The comparison between a conventional burger and a plant-based burger is clear-cut from a climate point of view, but the question remains as to whether veggie burgers or veggie steaks are exempt from any criticism in terms of sustainability. The analysis of the composition of a Beyond Burger provides an enlightening answer. The 19 (!) ingredients and chemical additives contained in this meal, far from being all-natural as the table below indicates, are subject to a heavy industrial transformation process.
A number of dieticians and food experts, including the CEO of Whole Foods, question the nutritional quality of these meat substitutes, citing the high levels of sodium and saturated fat.** Furthermore, a large amount of raw materials, such as soya, which are not used in this case to feed the cattle but are present in the burger, are produced in an intensive manner (often with the use of GMOs) and are therefore harmful to the environment.
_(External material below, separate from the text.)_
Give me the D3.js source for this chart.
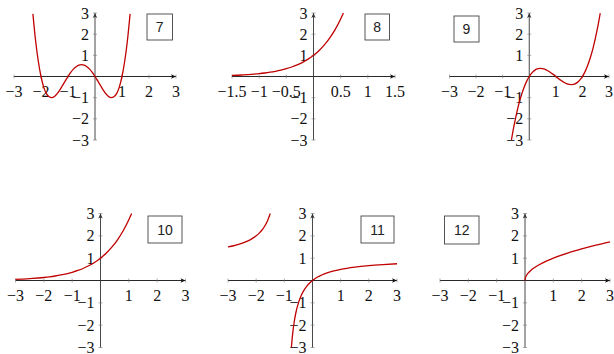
<!DOCTYPE html>
<html>
<head>
  <title>Function graphs 7-12</title>
  <style>
    html, body { margin:0; padding:0; background:white; }
    svg { display:block; }
    text.num { font-family: "Liberation Serif", "Times New Roman", Times, serif; font-size: 16px; }
    text.boxnum { font-family: "Liberation Sans", Arial, Helvetica, sans-serif; font-size: 14px; }
  </style>
  <script src="https://d3js.org/d3.v7.min.js"></script>
</head>
<body>
<svg id="canvas" width="614" height="354"></svg>
<script>
  // points: [x, y]
  var curve7 = [[-2.3,2.96],[-2.2,1.69],[-2.1,0.72],[-2,0],[-1.9,-0.5],[-1.8,-0.81],[-1.7,-0.96],[-1.6,-1.0],
    [-1.5,-0.94],[-1.4,-0.81],[-1.3,-0.63],[-1.2,-0.42],[-1.1,-0.21],[-1,0],[-0.9,0.19],[-0.8,0.35],[-0.7,0.46],
    [-0.6,0.54],[-0.5,0.56],[-0.4,0.54],[-0.3,0.46],[-0.2,0.35],[-0.1,0.19],[0,0],[0.1,-0.21],[0.2,-0.42],
    [0.3,-0.63],[0.4,-0.81],[0.5,-0.94],[0.6,-1.0],[0.7,-0.96],[0.8,-0.81],[0.9,-0.5],[1,0],[1.1,0.72],
    [1.2,1.69],[1.3,2.96]];
  var curve8 = [[-1.5,0.05],[-1.4,0.06],[-1.3,0.074],[-1.2,0.091],[-1.1,0.111],[-1,0.135],[-0.9,0.165],
    [-0.8,0.202],[-0.7,0.247],[-0.6,0.301],[-0.5,0.368],[-0.4,0.449],[-0.3,0.549],[-0.2,0.67],[-0.1,0.819],
    [0,1],[0.1,1.221],[0.2,1.492],[0.3,1.822],[0.4,2.226],[0.5,2.718],[0.55,3.0]];
  var curve9 = [[-0.67,-2.99],[-0.6,-2.5],[-0.5,-1.88],[-0.4,-1.34],[-0.3,-0.9],[-0.2,-0.53],[-0.1,-0.23],
    [0,0],[0.1,0.17],[0.2,0.29],[0.3,0.36],[0.4,0.38],[0.5,0.375],[0.6,0.34],[0.7,0.27],[0.8,0.19],[0.9,0.1],
    [1,0],[1.1,-0.1],[1.2,-0.19],[1.3,-0.27],[1.4,-0.34],[1.5,-0.375],[1.6,-0.38],[1.7,-0.36],[1.8,-0.29],
    [1.9,-0.17],[2,0],[2.1,0.23],[2.2,0.53],[2.3,0.9],[2.4,1.34],[2.5,1.88],[2.6,2.5],[2.67,2.99]];
  var curve10 = [[-3,0.05],[-2.8,0.061],[-2.6,0.074],[-2.4,0.091],[-2.2,0.111],[-2,0.135],[-1.8,0.165],
    [-1.6,0.202],[-1.4,0.247],[-1.2,0.301],[-1,0.368],[-0.8,0.449],[-0.6,0.549],[-0.4,0.67],[-0.2,0.819],
    [0,1],[0.2,1.221],[0.4,1.492],[0.6,1.822],[0.8,2.226],[1,2.718],[1.1,3.0]];
  var curve11a = [[-3,1.5],[-2.8,1.556],[-2.6,1.625],[-2.4,1.714],[-2.2,1.833],[-2,2],[-1.9,2.111],
    [-1.8,2.25],[-1.7,2.429],[-1.6,2.667],[-1.5,3]];
  var curve11b = [[-0.75,-3],[-0.7,-2.333],[-0.65,-1.857],[-0.6,-1.5],[-0.5,-1],[-0.4,-0.667],[-0.3,-0.429],
    [-0.2,-0.25],[-0.1,-0.111],[0,0],[0.1,0.091],[0.2,0.167],[0.3,0.231],[0.4,0.286],[0.6,0.375],[0.8,0.444],
    [1,0.5],[1.5,0.6],[2,0.667],[2.5,0.714],[3,0.75]];
  var curve12 = [[0,0],[0.01,0.1],[0.03,0.173],[0.06,0.245],[0.1,0.316],[0.2,0.447],[0.3,0.548],[0.5,0.707],
    [0.75,0.866],[1,1],[1.5,1.225],[2,1.414],[2.5,1.581],[3,1.732]];

  var ticksWhole = [-3,-2,-1,1,2,3];
  var ticksHalf = [-1.5,-1,-0.5,0.5,1,1.5];
  var yTicks = [-3,-2,-1,1,2,3];
  var panelNames = ["7","8","9","10","11","12"];

  var svg = d3.select("#canvas");
  var curveColor = "#c00000";

  // layout of the six little plots
  var panels = [
    {name: panelNames[0], xd: [-3,3], xr: [14,176], yr: [140,13], xt: ticksWhole, curves: [curve7], box: [147,14,25.5,26]},
    {name: panelNames[1], xd: [-1.5,1.5], xr: [232,395], yr: [140,13], xt: ticksHalf, curves: [curve8], box: [365,14,24.5,26]},
    {name: panelNames[2], xd: [-3,3], xr: [449.5,609], yr: [140,13], xt: ticksWhole, curves: [curve9], box: [454,16,25,26]},
    {name: panelNames[3], xd: [-3,3], xr: [15.5,185.5], yr: [347.5,213.5], xt: ticksWhole, curves: [curve10], box: [148,216,34,27]},
    {name: panelNames[4], xd: [-3,3], xr: [228,397], yr: [347.5,213.5], xt: ticksWhole, curves: [curve11a, curve11b], box: [361,216,33,27]},
    {name: panelNames[5], xd: [-3,3], xr: [440,610], yr: [347.5,213.5], xt: ticksWhole, curves: [curve12], box: [444.5,216,34.5,28]}
  ];

  var fmt = function(v) { return (v < 0 ? "\u2212" : "") + Math.abs(v); };

  panels.forEach(function(p) {
    var x = d3.scaleLinear().domain(p.xd).range(p.xr);
    var y = d3.scaleLinear().domain([-3,3]).range(p.yr);
    var g = svg.append("g");
    var x0 = x(0), y0 = y(0);

    // axes
    g.append("line").attr("x1", p.xr[0]).attr("x2", p.xr[1]).attr("y1", y0).attr("y2", y0)
      .attr("stroke", "#111").attr("stroke-width", 0.9);
    g.append("line").attr("x1", x0).attr("x2", x0).attr("y1", p.yr[0]).attr("y2", p.yr[1])
      .attr("stroke", "#333").attr("stroke-width", 0.9);
    // arrow heads
    g.append("path")
      .attr("d", "M" + p.xr[1] + "," + y0 + "l-5,-2.2l1.2,2.2l-1.2,2.2z").attr("fill", "#111");
    g.append("path")
      .attr("d", "M" + x0 + "," + p.yr[1] + "l-2.2,5l2.2,-1.2l2.2,1.2z").attr("fill", "#333");

    // ticks
    g.selectAll(".xt").data(p.xt).enter().append("line")
      .attr("x1", function(d) { return x(d); }).attr("x2", function(d) { return x(d); })
      .attr("y1", y0 - 2).attr("y2", y0 + 2)
      .attr("stroke", "#777").attr("stroke-width", 0.6);
    g.selectAll(".yt").data(yTicks).enter().append("line")
      .attr("y1", function(d) { return y(d); }).attr("y2", function(d) { return y(d); })
      .attr("x1", x0 - 2).attr("x2", x0 + 2)
      .attr("stroke", "#777").attr("stroke-width", 0.6);

    g.selectAll(".xl").data(p.xt).enter().append("text")
      .attr("class", "num")
      .attr("x", function(d) { return x(d); })
      .attr("y", y0 + 20)
      .attr("text-anchor", "middle")
      .attr("fill", "#111")
      .text(fmt);
    g.selectAll(".yl").data(yTicks).enter().append("text")
      .attr("class", "num")
      .attr("x", x0 - 6)
      .attr("y", function(d) { return y(d); })
      .attr("dy", "0.35em")
      .attr("text-anchor", "end")
      .attr("fill", "#111")
      .text(fmt);

    // graphs
    var line = d3.line()
      .x(function(d) { return x(d[0]); })
      .y(function(d) { return y(d[1]); })
      .curve(d3.curveMonotoneX);
    p.curves.forEach(function(c) {
      g.append("path").attr("d", line(c))
        .attr("fill", "none").attr("stroke", curveColor).attr("stroke-width", 1.3);
    });

    // number box
    g.append("rect").attr("x", p.box[0]).attr("y", p.box[1]).attr("width", p.box[2]).attr("height", p.box[3])
      .attr("fill", "white").attr("stroke", "#444").attr("stroke-width", 0.9);
    g.append("text")
      .attr("class", "boxnum")
      .attr("x", p.box[0] + p.box[2] / 2).attr("y", p.box[1] + p.box[3] / 2)
      .attr("dy", "0.36em").attr("text-anchor", "middle")
      .attr("fill", "#222")
      .text(p.name);
  });
</script>
</body>
</html>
So eating a meatless burger does not completely eliminate the problem of deforestation, loss of biodiversity or CO2 emissions from intensive agriculture. In addition, another important criticism that is reflected in the rather low ESG ratings is the fact that Beyond Meat and Impossible Foods are still not transparent enough about the impacts associated with their production activities.
The answer to the question of the sustainability of the meatless burger is positive when compared to its equivalent, the traditional burger. The answer is much more ambiguous when the industrial plant-based burger is compared to more ‘natural’ and less processed meatless menus.